23:19, 16 December 2008 (EST)
I like your revised introduction and the new references (though I couldn't download the Nature reference for some reason. I particularly like your find of the Dunnington's method...that method looks pretty clever and I liked learning just a bit about the history of debate that he was invloved with.

Methods and Materials

Our experiment used a single apparatus: Uchida e/m experimental apparatus, with an extensive electrical set-up requiring a good deal of electrical measuring equipment and power supplies for: the Helmholtz coils(Soar DC Power Supply Model Number PS-3630 - Hemholtz Supply), cathode heater(Soar DC Power Supply Model 7403 UNM 158374 - Heater Supply), and the electrodes(Gelman Instrument Company Delux Regulated Power Supply - Electrodes). We opperated these supplies at the following electrical values for the data aquisition: Helmholtz (under 2.00A, 8.085±.015V), Electrodes (0.04A, between 250-400V), Heater (1.500A, 6.05 +/-.02V). It was also necessary to make sure the values didn't alter, and damage the machinery, therefore we monitored the voltages and currents at all times using: 2 Amprobe 37xR-A,and Fluke 111 True RMS Multimeter.
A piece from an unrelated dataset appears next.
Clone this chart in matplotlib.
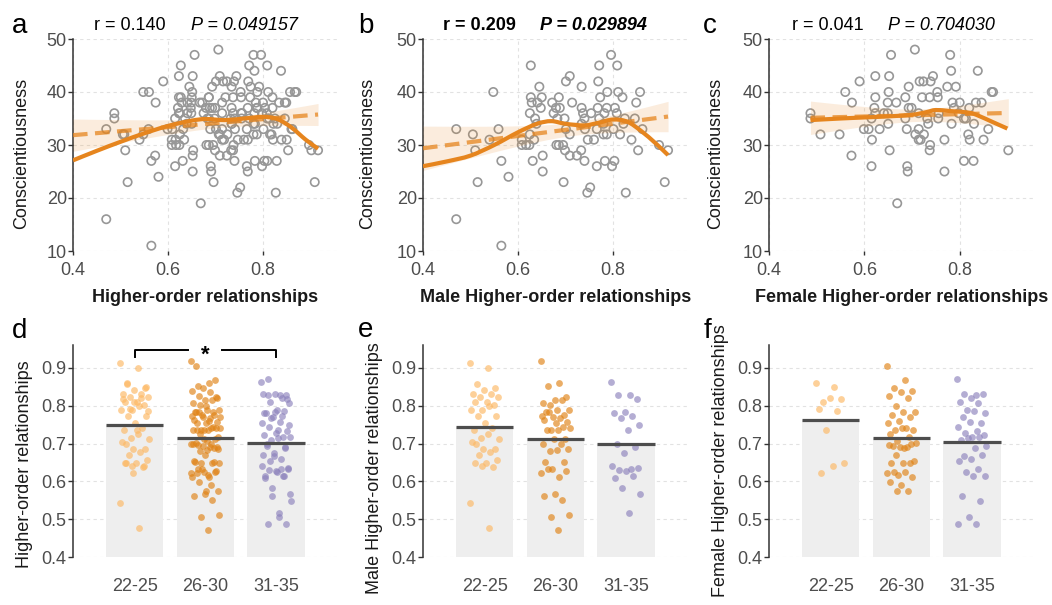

This apparatus is visually imaged in Figues 1-3. Our procedure was to heat a cathode to produce electrons which would then be accelerated into a beam by the electrodes voltage, and arc the resulting beam into a circle using the magnetic Helmholtz coils. The acquisition of data was for the values: r = radius of the circle, I = current powering the Helmholtz coils, and Va = The accelerating potential of the electrodes (related also to the velocity). Our largest source of error in the data collection was that the radius had to be measured using a ruler several inches behind our electrical beam, to correct for this we used the parallax observation of each edge of the ring in order to determine the diameter. The major source of systematic error in this experiment was that the Va voltage was not directly related to the velocity of the beam, and that this value would be reduced because of nonuniform Va and collision with the gas in the bulb. Our experiment follows Professor Gold's lab manual.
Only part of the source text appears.